Англичанин так и не объявился. Риземан приехал летом 1930-го в Клерфонтен. Несколько дней будущий биограф бродил с композитором по окрестностям усадьбы, среди сосен и кроликов. Рахманинов рассказывал, Риземан слушал и ничего не записывал, явно полагаясь на свою память. Сам же с таким восторгом рассказывал о Швейцарии, что Сергей Васильевич поддался на уговоры погостить и, быть может, найти место для жилья.
Швейцарию Рахманиновы навестят в конце августа, остановятся у друзей Риземана. Вилла на берегу Фирвальдштетского озера, гостеприимные хозяева, неподалёку — Люцерн. Разъезжали по окрестностям, смотрели участки. Своё местечко композитор нашёл около Гертенштейна и сразу купил его. Старый, трёхэтажный дом решил снести и выстроить новый, удобный.
Сергей Васильевич давно хотел где-нибудь осесть, чтобы не мотаться по разным курортам и съёмным домам для временного отдыха. Но это только «житейское» объяснение рождения Сенара.
В той России, которую терзала Гражданская война, многие переставали узнавать Россию, которую знали с детства. Рахманинов щемящую тоску ощутил ещё весной 1917-го, когда Ивановка словно перестала быть своей. За границей это чувство как бы «вывернулось наоборот»: из года в год он с мучительным упорством пытался отыскать в мире подобие родины.

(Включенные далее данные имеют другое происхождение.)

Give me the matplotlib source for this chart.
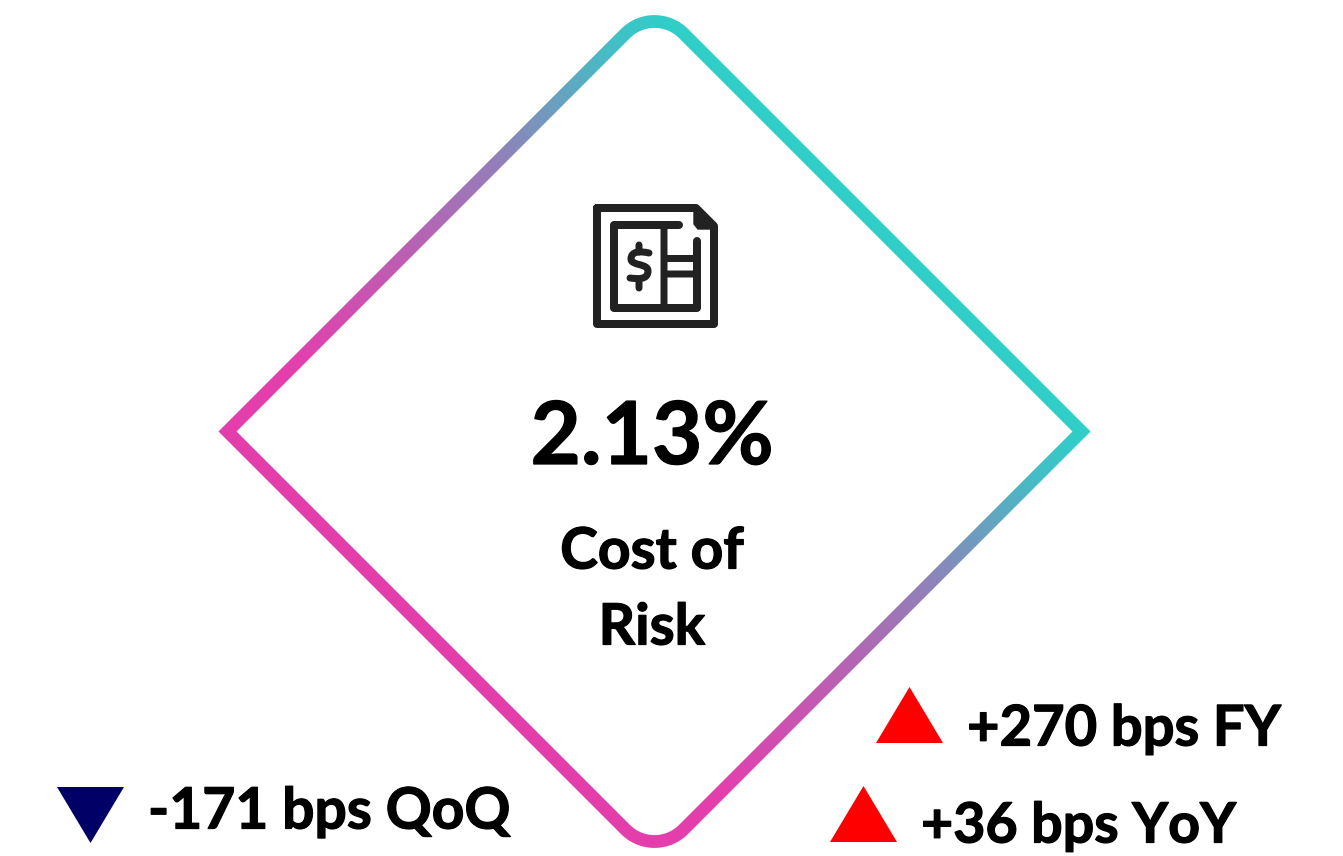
import numpy as np
import matplotlib
matplotlib.use("Agg")
import matplotlib.pyplot as plt
import matplotlib.patheffects as pe
from matplotlib.path import Path
from matplotlib.patches import PathPatch
from matplotlib.colors import LinearSegmentedColormap

# KPI content
kpi_value = "2.13%"
kpi_title = ["Cost of", "Risk"]
change_labels = ["+270 bps FY", "+36 bps YoY", "-171 bps QoQ"]
change_dirs = ["up", "up", "down"]

W, H = 1343, 856
INK = "#000000"
PINK = "#E83CAD"
TEAL = "#2FCFC8"
ICON = "#222222"
UP = "#FF0000"
DOWN = "#000066"
FONT = "Lato"
HEAVY = [pe.withStroke(linewidth=0.9, foreground=INK)]

fig = plt.figure(figsize=(W / 100, H / 100), dpi=100, facecolor="white")
ax = fig.add_axes([0, 0, 1, 1])
ax.set_xlim(0, W)
ax.set_ylim(H, 0)
ax.axis("off")


def rounded_diamond(cx, cy, half, corner_r, off):
    """Diamond outline offset by `off`, sharp at left/right, round at top/bottom."""
    s2 = np.sqrt(2)
    apex = half + off * s2
    left, right = cx - apex, cx + apex
    # arc centres stay fixed, so the offset curves remain concentric
    top_c = cy - half + corner_r * s2
    bot_c = cy + half - corner_r * s2
    r = corner_r + off
    top = np.radians(np.linspace(225, 315, 40))
    bot = np.radians(np.linspace(45, 135, 40))
    pts = [(left, cy)]
    pts += list(zip(cx + r * np.cos(top), top_c + r * np.sin(top)))
    pts += [(right, cy)]
    pts += list(zip(cx + r * np.cos(bot), bot_c + r * np.sin(bot)))
    pts += [(left, cy)]
    return np.array(pts)


# Gradient frame: image clipped to the ring between two offset outlines
cx, cy, half = 654.5, 431.5, 427.0
outer = rounded_diamond(cx, cy, half, 41, 6.4)
inner = rounded_diamond(cx, cy, half, 41, -6.4)[::-1]
verts = np.vstack([outer, inner])
codes = ([Path.MOVETO] + [Path.LINETO] * (len(outer) - 2) + [Path.CLOSEPOLY]) * 2
ring = Path(verts, codes)

# Colour ramp runs across the diamond, from its lower-left side to its upper-right side
ramp_pos = [-300, -33, 120, 240, 337, 427]
ramp_mix = [0.02, 0.28, 0.47, 0.70, 0.88, 1.00]
xx, yy = np.meshgrid(np.arange(W) + 0.5, np.arange(H) + 0.5)
grad = np.interp((xx - cx) - (yy - cy), ramp_pos, ramp_mix)
cmap = LinearSegmentedColormap.from_list("frame", [PINK, TEAL])
img = ax.imshow(grad, cmap=cmap, vmin=0, vmax=1,
                extent=(0, W, H, 0), aspect="auto", interpolation="bilinear", zorder=1)
clip = PathPatch(ring, transform=ax.transData, fc="none", ec="none")
ax.add_patch(clip)
img.set_clip_path(clip)
ax.set_xlim(0, W)
ax.set_ylim(H, 0)


# Document-with-dollar icon
def stroke(points, lw, closed=False, cap="round", join="round"):
    pts = np.array(points, dtype=float)
    if closed:
        pts = np.vstack([pts, pts[0]])
    ax.plot(pts[:, 0], pts[:, 1], color=ICON, lw=lw * 0.72, snap=False,
            solid_capstyle=cap, solid_joinstyle=join, zorder=3)


stroke([(597, 208), (696, 208), (714, 226), (714, 324), (597, 324)], 8, closed=True)
ax.fill([694, 714, 714, 698, 694], [206, 226, 229, 229, 224], color=ICON, zorder=3)
stroke([(679, 225), (614, 225), (614, 308), (697, 308), (697, 241)], 8)
stroke([(664, 225), (664, 308)], 7, cap="butt")
stroke([(664, 258.5), (697, 258.5)], 7, cap="butt")
stroke([(664, 274), (697, 274)], 7, cap="butt")
stroke([(639, 245), (639, 252)], 7)
stroke([(639, 279), (639, 288)], 7)
dollar = Path(
    [(649, 253), (640, 251), (631, 251), (631, 259),
     (631, 266), (648, 263), (648, 271), (648, 280), (638, 279), (630, 278)],
    [Path.MOVETO] + [Path.CURVE4] * 9,
)
ax.add_patch(PathPatch(dollar, fc="none", ec=ICON, lw=7 * 0.72,
                       capstyle="round", joinstyle="round", zorder=3))

# Central text
ax.text(652, 432, kpi_value, fontsize=62.6, fontweight="bold", family=FONT, color=INK,
        ha="center", va="center_baseline", zorder=4, path_effects=HEAVY)
for line, y in zip(kpi_title, (547, 623)):
    ax.text(652, y, line, fontsize=41, fontweight="bold", family=FONT, color=INK,
            ha="center", va="center_baseline", zorder=4, path_effects=HEAVY)

# Change indicators: triangle plus label
TRI_W, TRI_H = 67, 56
positions = [(876, 687, 967, 725, 40.4), (830, 786, 921, 822, 40.0), (57, 787, 148, 807, 41.0)]
for label, direction, (tx, ty, lx, ly, size) in zip(change_labels, change_dirs, positions):
    if direction == "up":
        xs, ys = [tx, tx + TRI_W, tx + TRI_W / 2], [ty + TRI_H, ty + TRI_H, ty]
        col = UP
    else:
        xs, ys = [tx, tx + TRI_W, tx + TRI_W / 2], [ty, ty, ty + TRI_H]
        col = DOWN
    ax.fill(xs, ys, color=col, lw=0, zorder=3)
    ax.text(lx, ly, label, fontsize=size, fontweight="bold", family=FONT, color=INK,
            ha="left", va="center_baseline", zorder=4, path_effects=HEAVY)

fig.savefig("out.png", dpi=100, facecolor="white")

Участок — в сущности, большая скала — жене Наташе не понравился. Она привыкла к степной России, а здесь — озеро, горы, закрытый горизонт. Не приглянулось место и дочерям: далековато от Парижа. Но то, с каким рвением Сергей Васильевич взялся за дело, примирило всех.
Как раньше, создавая «Таир», склеил название из начала имён дочерей, так теперь, для швейцарского «поместья», соединил слова «Сергей и Наталья Рахманиновы»: «Сенар». Преображение этого уголка превратилось в какое-то ностальгическое творчество.
Всё началось со взрывов: перекраивался ландшафт, дабы создать место, где заложат фундамент, и место, где будет луг и сад. Год от года участок преображался. Сначала композитор решил поставить флигель при гараже, чтобы можно было жить, следить за работами. В 1931-м с детским нетерпением устремился в Сенар, но, как оказалось, поторопился. Пришлось вернуться в Клерфонтен. Летом 1932-го он с женой уже у себя в «имении».